Instruction:
With the pictures left out, copy the listing below exactly.
......
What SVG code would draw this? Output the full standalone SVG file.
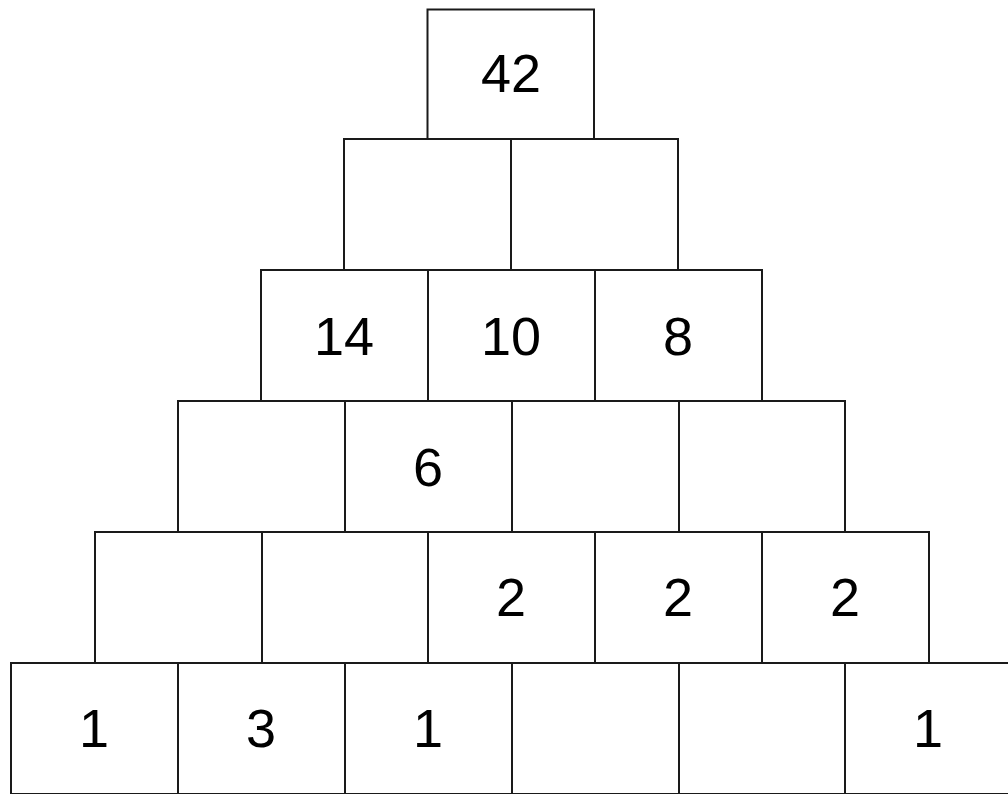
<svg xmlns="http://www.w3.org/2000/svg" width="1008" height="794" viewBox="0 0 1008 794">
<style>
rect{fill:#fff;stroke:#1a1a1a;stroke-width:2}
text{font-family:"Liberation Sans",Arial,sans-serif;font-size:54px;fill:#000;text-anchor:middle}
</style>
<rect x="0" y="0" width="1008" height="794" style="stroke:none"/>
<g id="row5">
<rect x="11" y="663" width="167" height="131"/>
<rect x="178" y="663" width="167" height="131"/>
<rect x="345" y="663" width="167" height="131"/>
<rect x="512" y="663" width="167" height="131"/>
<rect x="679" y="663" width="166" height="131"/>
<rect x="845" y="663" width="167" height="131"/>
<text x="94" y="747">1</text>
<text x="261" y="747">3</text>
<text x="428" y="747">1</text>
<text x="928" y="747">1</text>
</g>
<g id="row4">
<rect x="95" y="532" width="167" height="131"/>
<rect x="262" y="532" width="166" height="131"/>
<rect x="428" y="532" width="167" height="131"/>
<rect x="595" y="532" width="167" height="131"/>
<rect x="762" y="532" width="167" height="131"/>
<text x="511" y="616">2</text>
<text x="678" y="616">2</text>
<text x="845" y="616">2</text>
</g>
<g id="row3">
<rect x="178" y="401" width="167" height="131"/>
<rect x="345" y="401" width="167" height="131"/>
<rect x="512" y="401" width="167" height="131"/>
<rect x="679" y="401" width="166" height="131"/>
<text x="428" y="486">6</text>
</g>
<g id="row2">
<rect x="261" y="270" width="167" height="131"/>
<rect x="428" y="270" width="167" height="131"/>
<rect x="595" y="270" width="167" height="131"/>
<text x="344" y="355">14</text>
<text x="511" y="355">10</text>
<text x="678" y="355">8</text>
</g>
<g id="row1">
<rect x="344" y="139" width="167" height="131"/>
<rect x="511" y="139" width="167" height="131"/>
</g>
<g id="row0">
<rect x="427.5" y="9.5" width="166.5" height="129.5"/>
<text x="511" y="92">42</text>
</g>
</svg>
......
Output of the task:
What SVG code would draw this? Output the full standalone SVG file.
<svg xmlns="http://www.w3.org/2000/svg" width="1008" height="794" viewBox="0 0 1008 794">
<style>
rect{fill:#fff;stroke:#1a1a1a;stroke-width:2}
text{font-family:"Liberation Sans",Arial,sans-serif;font-size:54px;fill:#000;text-anchor:middle}
</style>
<rect x="0" y="0" width="1008" height="794" style="stroke:none"/>
<g id="row5">
<rect x="11" y="663" width="167" height="131"/>
<rect x="178" y="663" width="167" height="131"/>
<rect x="345" y="663" width="167" height="131"/>
<rect x="512" y="663" width="167" height="131"/>
<rect x="679" y="663" width="166" height="131"/>
<rect x="845" y="663" width="167" height="131"/>
<text x="94" y="747">1</text>
<text x="261" y="747">3</text>
<text x="428" y="747">1</text>
<text x="928" y="747">1</text>
</g>
<g id="row4">
<rect x="95" y="532" width="167" height="131"/>
<rect x="262" y="532" width="166" height="131"/>
<rect x="428" y="532" width="167" height="131"/>
<rect x="595" y="532" width="167" height="131"/>
<rect x="762" y="532" width="167" height="131"/>
<text x="511" y="616">2</text>
<text x="678" y="616">2</text>
<text x="845" y="616">2</text>
</g>
<g id="row3">
<rect x="178" y="401" width="167" height="131"/>
<rect x="345" y="401" width="167" height="131"/>
<rect x="512" y="401" width="167" height="131"/>
<rect x="679" y="401" width="166" height="131"/>
<text x="428" y="486">6</text>
</g>
<g id="row2">
<rect x="261" y="270" width="167" height="131"/>
<rect x="428" y="270" width="167" height="131"/>
<rect x="595" y="270" width="167" height="131"/>
<text x="344" y="355">14</text>
<text x="511" y="355">10</text>
<text x="678" y="355">8</text>
</g>
<g id="row1">
<rect x="344" y="139" width="167" height="131"/>
<rect x="511" y="139" width="167" height="131"/>
</g>
<g id="row0">
<rect x="427.5" y="9.5" width="166.5" height="129.5"/>
<text x="511" y="92">42</text>
</g>
</svg>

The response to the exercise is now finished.